Evaluation of Expanded 2-Aminobenzothiazole Library for Inhibition of Pseudomonas aeruginosa Virulence Phenotypes.

Bacterial resistance to antibiotics is a rapidly increasing threat to human health. New strategies to combat resistant organisms are desperately needed. One potential avenue is targeting two-component systems, which are the main bacterial signal transduction pathways used to regulate development, metabolism, virulence, and antibiotic resistance. These systems consist of a homodimeric membrane-bound sensor histidine kinase, and a cognate effector, the response regulator. The high sequence conservation in the catalytic and adenosine triphosphate-binding (CA) domain of histidine kinases and their essential role in bacterial signal transduction could enable broad-spectrum antibacterial activity. Through this signal transduction, histidine kinases regulate multiple virulence mechanisms including toxin production, immune evasion, and antibiotic resistance. Targeting virulence, as opposed to development of bactericidal compounds, could reduce evolutionary pressure for acquired resistance. Additionally, compounds targeting the CA domain have the potential to impair multiple two-component systems that regulate virulence in one or more pathogens. We conducted structure-activity relationship studies of 2-aminobenzothiazole-based inhibitors designed to target the CA domain of histidine kinases. We found these compounds have anti-virulence activities in Pseudomonas aeruginosa, reducing motility phenotypes and toxin production associated with the pathogenic functions of this bacterium.

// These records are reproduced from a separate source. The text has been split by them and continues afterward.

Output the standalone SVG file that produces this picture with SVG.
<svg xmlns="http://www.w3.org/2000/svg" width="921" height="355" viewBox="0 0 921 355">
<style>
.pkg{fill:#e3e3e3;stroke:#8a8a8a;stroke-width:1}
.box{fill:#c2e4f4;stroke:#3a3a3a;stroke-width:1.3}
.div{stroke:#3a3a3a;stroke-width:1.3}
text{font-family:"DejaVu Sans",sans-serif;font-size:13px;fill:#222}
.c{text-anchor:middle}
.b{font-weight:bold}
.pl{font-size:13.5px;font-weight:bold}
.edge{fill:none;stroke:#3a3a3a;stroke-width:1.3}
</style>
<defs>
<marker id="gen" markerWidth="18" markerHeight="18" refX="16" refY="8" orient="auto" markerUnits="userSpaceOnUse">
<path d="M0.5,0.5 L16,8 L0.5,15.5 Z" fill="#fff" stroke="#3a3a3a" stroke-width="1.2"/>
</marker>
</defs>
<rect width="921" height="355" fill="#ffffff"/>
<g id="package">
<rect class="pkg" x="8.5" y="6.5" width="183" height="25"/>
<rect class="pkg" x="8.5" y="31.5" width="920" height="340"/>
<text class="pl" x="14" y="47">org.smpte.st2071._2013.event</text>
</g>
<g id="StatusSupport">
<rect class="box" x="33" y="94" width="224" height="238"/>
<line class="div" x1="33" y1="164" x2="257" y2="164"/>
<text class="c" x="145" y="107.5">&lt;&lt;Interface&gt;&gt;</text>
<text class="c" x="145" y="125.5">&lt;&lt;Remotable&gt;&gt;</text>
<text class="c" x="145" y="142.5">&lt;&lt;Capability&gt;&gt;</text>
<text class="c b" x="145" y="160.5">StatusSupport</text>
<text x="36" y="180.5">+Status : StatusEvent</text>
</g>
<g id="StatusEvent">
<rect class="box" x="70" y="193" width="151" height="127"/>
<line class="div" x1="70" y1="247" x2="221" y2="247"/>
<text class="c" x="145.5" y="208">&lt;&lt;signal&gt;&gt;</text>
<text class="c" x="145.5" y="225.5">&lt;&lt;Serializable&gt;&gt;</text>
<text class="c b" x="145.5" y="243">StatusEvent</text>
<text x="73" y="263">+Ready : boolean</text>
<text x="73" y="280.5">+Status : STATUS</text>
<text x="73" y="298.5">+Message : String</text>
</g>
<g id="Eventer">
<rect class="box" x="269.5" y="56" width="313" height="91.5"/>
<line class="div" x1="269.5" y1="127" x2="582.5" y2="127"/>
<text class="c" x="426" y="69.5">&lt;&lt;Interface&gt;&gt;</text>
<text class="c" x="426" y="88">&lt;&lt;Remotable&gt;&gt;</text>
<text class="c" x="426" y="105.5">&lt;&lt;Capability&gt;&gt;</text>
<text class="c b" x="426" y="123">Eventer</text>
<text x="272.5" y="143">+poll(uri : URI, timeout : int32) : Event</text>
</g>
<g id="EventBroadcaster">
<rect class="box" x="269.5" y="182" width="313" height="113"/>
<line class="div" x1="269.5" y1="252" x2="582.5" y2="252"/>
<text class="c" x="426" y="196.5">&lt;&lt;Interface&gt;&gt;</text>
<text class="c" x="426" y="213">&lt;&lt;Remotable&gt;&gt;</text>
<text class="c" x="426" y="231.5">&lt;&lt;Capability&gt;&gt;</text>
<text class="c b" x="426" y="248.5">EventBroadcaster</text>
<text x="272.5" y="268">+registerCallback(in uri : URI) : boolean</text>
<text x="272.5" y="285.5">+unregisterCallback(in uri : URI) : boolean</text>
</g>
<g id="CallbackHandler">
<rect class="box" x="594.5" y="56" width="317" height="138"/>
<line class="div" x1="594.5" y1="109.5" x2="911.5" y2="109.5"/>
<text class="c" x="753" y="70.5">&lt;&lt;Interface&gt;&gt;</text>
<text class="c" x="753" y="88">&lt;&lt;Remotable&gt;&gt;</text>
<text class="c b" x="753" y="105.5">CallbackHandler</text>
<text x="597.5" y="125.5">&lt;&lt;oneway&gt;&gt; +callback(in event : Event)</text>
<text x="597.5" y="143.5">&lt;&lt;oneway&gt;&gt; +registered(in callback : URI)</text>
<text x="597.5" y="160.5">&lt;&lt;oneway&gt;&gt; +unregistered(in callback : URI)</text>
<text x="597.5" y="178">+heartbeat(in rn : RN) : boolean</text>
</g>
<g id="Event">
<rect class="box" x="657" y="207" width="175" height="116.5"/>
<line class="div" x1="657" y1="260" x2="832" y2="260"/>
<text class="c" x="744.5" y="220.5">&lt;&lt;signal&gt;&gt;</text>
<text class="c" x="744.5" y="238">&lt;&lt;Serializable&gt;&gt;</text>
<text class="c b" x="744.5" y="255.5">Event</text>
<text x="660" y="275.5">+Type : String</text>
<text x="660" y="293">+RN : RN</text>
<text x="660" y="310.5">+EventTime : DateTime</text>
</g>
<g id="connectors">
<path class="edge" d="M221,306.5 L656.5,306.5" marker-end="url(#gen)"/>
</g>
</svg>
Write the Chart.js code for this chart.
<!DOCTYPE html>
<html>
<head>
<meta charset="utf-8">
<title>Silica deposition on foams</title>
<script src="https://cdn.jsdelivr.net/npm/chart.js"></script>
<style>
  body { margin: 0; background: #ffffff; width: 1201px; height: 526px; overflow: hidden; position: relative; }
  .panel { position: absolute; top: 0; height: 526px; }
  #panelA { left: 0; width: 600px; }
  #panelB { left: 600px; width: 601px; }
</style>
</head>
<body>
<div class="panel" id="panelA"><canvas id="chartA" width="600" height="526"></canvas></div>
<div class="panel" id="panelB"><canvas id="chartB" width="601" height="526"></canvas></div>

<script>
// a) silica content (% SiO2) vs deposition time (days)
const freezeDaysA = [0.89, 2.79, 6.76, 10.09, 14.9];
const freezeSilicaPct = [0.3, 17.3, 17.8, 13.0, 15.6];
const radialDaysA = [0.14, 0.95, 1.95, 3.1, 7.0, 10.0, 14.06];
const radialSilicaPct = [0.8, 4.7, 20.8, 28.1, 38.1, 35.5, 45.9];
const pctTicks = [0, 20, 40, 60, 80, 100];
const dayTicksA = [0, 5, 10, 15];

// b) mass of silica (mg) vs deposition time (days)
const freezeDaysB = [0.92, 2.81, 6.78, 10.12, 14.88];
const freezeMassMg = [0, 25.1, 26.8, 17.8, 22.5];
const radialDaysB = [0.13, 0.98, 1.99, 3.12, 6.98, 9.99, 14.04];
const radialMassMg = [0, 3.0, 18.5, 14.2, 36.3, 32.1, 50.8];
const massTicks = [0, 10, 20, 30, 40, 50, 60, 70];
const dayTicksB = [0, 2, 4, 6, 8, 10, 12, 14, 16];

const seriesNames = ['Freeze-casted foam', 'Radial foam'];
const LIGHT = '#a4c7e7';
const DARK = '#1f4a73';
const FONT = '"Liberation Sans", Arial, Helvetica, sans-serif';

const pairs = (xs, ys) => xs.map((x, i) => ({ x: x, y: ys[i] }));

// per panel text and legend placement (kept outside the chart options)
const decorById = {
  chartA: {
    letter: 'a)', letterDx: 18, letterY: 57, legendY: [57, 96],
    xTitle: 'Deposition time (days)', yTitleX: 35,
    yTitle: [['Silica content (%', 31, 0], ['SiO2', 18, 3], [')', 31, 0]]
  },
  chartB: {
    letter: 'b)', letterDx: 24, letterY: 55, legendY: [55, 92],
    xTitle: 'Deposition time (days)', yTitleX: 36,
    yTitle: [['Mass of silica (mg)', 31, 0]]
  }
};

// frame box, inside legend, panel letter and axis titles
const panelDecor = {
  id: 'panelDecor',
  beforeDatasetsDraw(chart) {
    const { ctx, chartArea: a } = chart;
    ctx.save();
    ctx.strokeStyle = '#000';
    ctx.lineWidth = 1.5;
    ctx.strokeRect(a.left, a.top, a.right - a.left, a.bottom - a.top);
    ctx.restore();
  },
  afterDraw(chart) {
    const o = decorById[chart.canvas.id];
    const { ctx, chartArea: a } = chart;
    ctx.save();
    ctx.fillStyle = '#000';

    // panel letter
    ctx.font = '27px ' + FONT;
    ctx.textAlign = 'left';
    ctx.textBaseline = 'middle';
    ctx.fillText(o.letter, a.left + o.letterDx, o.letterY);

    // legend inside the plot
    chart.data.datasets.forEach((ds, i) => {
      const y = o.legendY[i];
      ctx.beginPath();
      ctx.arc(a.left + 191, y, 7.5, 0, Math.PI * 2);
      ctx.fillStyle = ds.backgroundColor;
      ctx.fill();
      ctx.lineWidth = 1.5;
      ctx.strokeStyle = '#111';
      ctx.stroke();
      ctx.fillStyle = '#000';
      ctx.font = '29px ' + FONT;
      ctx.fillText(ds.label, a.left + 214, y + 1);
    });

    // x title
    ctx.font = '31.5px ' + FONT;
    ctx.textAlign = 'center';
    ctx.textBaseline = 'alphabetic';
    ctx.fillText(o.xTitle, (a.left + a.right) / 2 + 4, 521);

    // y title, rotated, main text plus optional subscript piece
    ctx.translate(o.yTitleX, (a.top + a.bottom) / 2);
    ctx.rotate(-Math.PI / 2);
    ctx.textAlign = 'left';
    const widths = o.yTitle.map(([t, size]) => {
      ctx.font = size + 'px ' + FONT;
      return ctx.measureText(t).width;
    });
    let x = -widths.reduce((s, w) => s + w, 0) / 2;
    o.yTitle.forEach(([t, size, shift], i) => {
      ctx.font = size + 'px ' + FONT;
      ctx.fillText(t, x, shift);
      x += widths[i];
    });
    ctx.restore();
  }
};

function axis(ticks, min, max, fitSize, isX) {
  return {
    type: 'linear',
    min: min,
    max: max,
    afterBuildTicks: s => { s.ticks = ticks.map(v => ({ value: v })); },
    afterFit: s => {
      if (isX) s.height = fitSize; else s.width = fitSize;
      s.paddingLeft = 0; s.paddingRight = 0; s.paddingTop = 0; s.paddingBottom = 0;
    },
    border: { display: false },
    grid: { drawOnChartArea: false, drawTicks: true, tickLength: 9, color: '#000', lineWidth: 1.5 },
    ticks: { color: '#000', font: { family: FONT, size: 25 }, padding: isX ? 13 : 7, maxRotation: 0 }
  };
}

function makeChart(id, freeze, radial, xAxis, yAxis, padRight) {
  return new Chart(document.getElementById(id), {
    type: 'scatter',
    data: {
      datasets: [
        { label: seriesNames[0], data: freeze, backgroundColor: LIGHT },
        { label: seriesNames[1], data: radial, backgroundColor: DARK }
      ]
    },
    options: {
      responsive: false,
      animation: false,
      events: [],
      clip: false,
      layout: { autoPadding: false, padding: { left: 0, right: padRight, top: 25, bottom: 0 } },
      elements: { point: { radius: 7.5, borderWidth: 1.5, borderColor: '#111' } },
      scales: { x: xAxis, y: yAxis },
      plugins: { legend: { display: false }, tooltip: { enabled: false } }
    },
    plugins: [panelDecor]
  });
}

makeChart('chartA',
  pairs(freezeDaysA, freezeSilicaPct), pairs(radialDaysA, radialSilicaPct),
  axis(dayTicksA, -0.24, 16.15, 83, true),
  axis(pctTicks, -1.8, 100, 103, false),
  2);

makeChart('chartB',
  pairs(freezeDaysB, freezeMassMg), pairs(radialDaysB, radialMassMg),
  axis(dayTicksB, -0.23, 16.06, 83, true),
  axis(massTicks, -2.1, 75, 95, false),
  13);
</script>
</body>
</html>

Targeting a highly conserved domain in bacterial histidine kinases to generate inhibitors with broad spectrum activity.

With the rise in antimicrobial resistance and the dearth of effective strategies to combat this threat, the development of novel therapies is of utmost importance. Targeting of bacterial signaling through their the two-component systems (TCSs) may be a viable strategy. TCSs are comprised of a sensory histidine kinase (HK), of which a bacterium can have up to 160 distinct proteins, and a cognate response regulator (RR). The TCSs are generally non-essential for life, but control many virulence and antibiotic-resistance mechanisms. This, along with their absence in animals makes the TCSs an attractive target for antimicrobial therapy, whether as a stand-alone treatments or adjuvants for existing therapies. This review focuses on progress in the development of inhibitors that target the HK ATP-binding domain. Because this domain is highly conserved, it may be feasible to disrupt multiple TCSs within a single organism to increase effectiveness and reduce pressure for the evolution of resistance.